_Short problem_
Working from the top of the listing below, retype each line through the line containing "const STAR_PATH = 'path://M0,12", both included, with no pictures.

_Recorded information_

────

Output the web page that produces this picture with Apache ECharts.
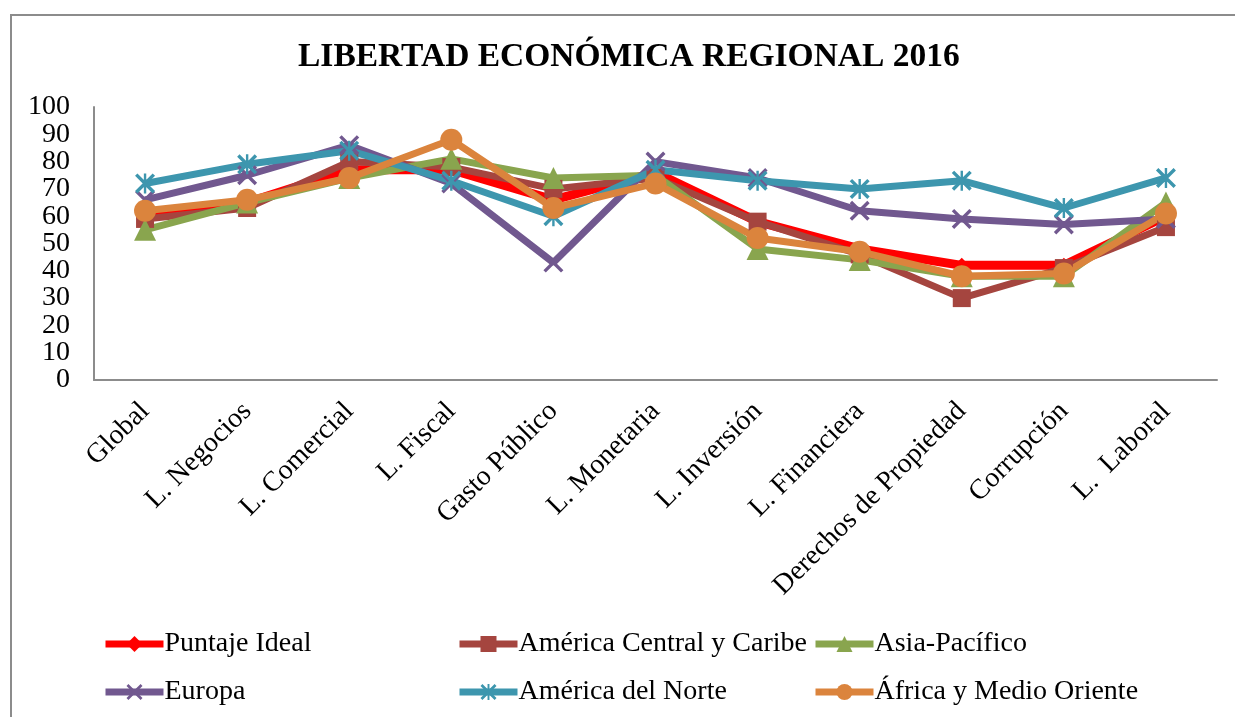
<!DOCTYPE html>
<html>
<head>
<meta charset="utf-8">
<title>Libertad Económica Regional 2016</title>
<script src="https://cdn.jsdelivr.net/npm/echarts@6/dist/echarts.min.js"></script>
<style>
  html, body { margin: 0; padding: 0; background: #ffffff; }
  #chart { width: 1235px; height: 717px; }
</style>
</head>
<body>
<div id="chart"></div>
<script>
// Categories of the economic-freedom index
const categories = ['Global', 'L. Negocios', 'L. Comercial', 'L. Fiscal', 'Gasto Público',
  'L. Monetaria', 'L. Inversión', 'L. Financiera', 'Derechos de Propiedad', 'Corrupción', 'L.  Laboral'];

// Scores per region
const puntajeIdeal    = [60, 65, 77, 77, 66, 76, 58, 48, 42, 42, 60];
const americaCentral  = [59, 63, 80, 78, 70, 74, 58, 46, 30, 41, 56];
const asiaPacifico    = [55, 65, 74, 81, 74, 75, 48, 44, 38, 38, 65];
const europa          = [66, 75, 86, 72, 43, 80, 74, 62, 59, 57, 59];
const americaNorte    = [72, 79, 84, 73, 60, 77, 73, 70, 73, 63, 74];
const africaMedio     = [62, 66, 74, 88, 63, 72, 52, 47, 38, 39, 61];

const yTicks = { min: 0, max: 100, interval: 10 };

const FONT = "'Liberation Serif', 'Times New Roman', serif";

// Marker shapes: an "x" and an asterisk built from filled bars
const X_PATH = 'path://M0,12 L12,0 L100,88 L88,100 Z M88,0 L100,12 L12,100 L0,88 Z';
const STAR_PATH = 'path://M0,12 L12,0 L100,88 L88,100 Z M88,0 L100,12 L12,100 L0,88 Z M44,0 L56,0 L56,100 L44,100 Z';

function lineSeries(name, data, color, symbol, symbolSize, width) {
  return {
    name: name,
    type: 'line',
    data: data,
    yAxisIndex: 0,
    symbol: symbol,
    symbolSize: symbolSize,
    showAllSymbol: true,
    lineStyle: { color: color, width: width },
    itemStyle: { color: color, borderWidth: 0 },
    emphasis: { disabled: true }
  };
}

const series = [
  lineSeries('Puntaje Ideal', puntajeIdeal, '#FF0000', 'diamond', 15, 9),
  lineSeries('América Central y Caribe', americaCentral, '#A5453F', 'rect', 18, 7),
  lineSeries('Asia-Pacífico', asiaPacifico, '#89A54E', 'triangle', 22, 7),
  lineSeries('Europa', europa, '#71588F', X_PATH, 20, 7),
  lineSeries('América del Norte', americaNorte, '#3D96AE', STAR_PATH, 20, 7),
  lineSeries('África y Medio Oriente', africaMedio, '#DB843D', 'circle', 22, 7)
];

function legendColumn(left, names) {
  return {
    orient: 'vertical',
    left: left,
    top: 624,
    itemWidth: 58,
    itemHeight: 20,
    itemGap: 18,
    selectedMode: false,
    data: names,
    lineStyle: { width: 7 },
    textStyle: { fontFamily: FONT, fontSize: 28, color: '#000', lineHeight: 30, padding: [0, 0, 0, -4] }
  };
}

const yLabelStyle = { margin: 24, fontFamily: FONT, fontSize: 28, color: '#000', hideOverlap: false };

const chart = echarts.init(document.getElementById('chart'), null, { renderer: 'canvas' });
chart.setOption({
  animation: false,
  backgroundColor: '#ffffff',
  title: {
    text: 'LIBERTAD ECONÓMICA REGIONAL 2016',
    left: 298,
    top: 40,
    padding: 0,
    textStyle: { fontFamily: FONT, fontSize: 33.5, fontWeight: 'bold', color: '#000' }
  },
  graphic: [{
    type: 'rect',
    shape: { x: 11, y: 15, width: 1400, height: 900 },
    style: { fill: 'none', stroke: '#8c8c8c', lineWidth: 2 },
    silent: true,
    z: -1
  }],
  legend: [
    legendColumn(97, ['Puntaje Ideal', 'Europa']),
    legendColumn(451, ['América Central y Caribe', 'América del Norte']),
    legendColumn(807, ['Asia-Pacífico', 'África y Medio Oriente'])
  ],
  grid: { left: 94, right: 18, top: 107, bottom: 337, containLabel: false },
  xAxis: {
    type: 'category',
    data: categories,
    boundaryGap: true,
    axisLine: { lineStyle: { color: '#8c8c8c', width: 2 } },
    axisTick: { show: false },
    axisLabel: {
      interval: 0,
      rotate: 45,
      margin: 27,
      fontFamily: FONT,
      fontSize: 28,
      color: '#000'
    },
    splitLine: { show: false }
  },
  yAxis: [
    {
      // main value axis: line plus the inner tick labels 10…90
      type: 'value',
      position: 'left',
      min: yTicks.min,
      max: yTicks.max,
      interval: yTicks.interval,
      axisLine: { show: true, lineStyle: { color: '#8c8c8c', width: 2 } },
      axisTick: { show: false },
      splitLine: { show: false },
      axisLabel: Object.assign({ showMinLabel: false, showMaxLabel: false }, yLabelStyle)
    },
    {
      // same scale, only carries the end labels 0 and 100
      type: 'value',
      position: 'left',
      offset: 0,
      min: yTicks.min,
      max: yTicks.max,
      interval: yTicks.max - yTicks.min,
      axisLine: { show: false },
      axisTick: { show: false },
      splitLine: { show: false },
      axisLabel: Object.assign({ showMinLabel: true, showMaxLabel: true }, yLabelStyle)
    }
  ],
  series: series
});
</script>
</body>
</html>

────

_Solution to this problem_
Output the web page that produces this picture with Apache ECharts.
<!DOCTYPE html>
<html>
<head>
<meta charset="utf-8">
<title>Libertad Económica Regional 2016</title>
<script src="https://cdn.jsdelivr.net/npm/echarts@6/dist/echarts.min.js"></script>
<style>
  html, body { margin: 0; padding: 0; background: #ffffff; }
  #chart { width: 1235px; height: 717px; }
</style>
</head>
<body>
<div id="chart"></div>
<script>
// Categories of the economic-freedom index
const categories = ['Global', 'L. Negocios', 'L. Comercial', 'L. Fiscal', 'Gasto Público',
  'L. Monetaria', 'L. Inversión', 'L. Financiera', 'Derechos de Propiedad', 'Corrupción', 'L.  Laboral'];

// Scores per region
const puntajeIdeal    = [60, 65, 77, 77, 66, 76, 58, 48, 42, 42, 60];
const americaCentral  = [59, 63, 80, 78, 70, 74, 58, 46, 30, 41, 56];
const asiaPacifico    = [55, 65, 74, 81, 74, 75, 48, 44, 38, 38, 65];
const europa          = [66, 75, 86, 72, 43, 80, 74, 62, 59, 57, 59];
const americaNorte    = [72, 79, 84, 73, 60, 77, 73, 70, 73, 63, 74];
const africaMedio     = [62, 66, 74, 88, 63, 72, 52, 47, 38, 39, 61];

const yTicks = { min: 0, max: 100, interval: 10 };

const FONT = "'Liberation Serif', 'Times New Roman', serif";

// Marker shapes: an "x" and an asterisk built from filled bars
const X_PATH = 'path://M0,12 L12,0 L100,88 L88,100 Z M88,0 L100,12 L12,100 L0,88 Z';
const STAR_PATH = 'path://M0,12 L12,0 L100,88 L88,100 Z M88,0 L100,12 L12,100 L0,88 Z M44,0 L56,0 L56,100 L44,100 Z';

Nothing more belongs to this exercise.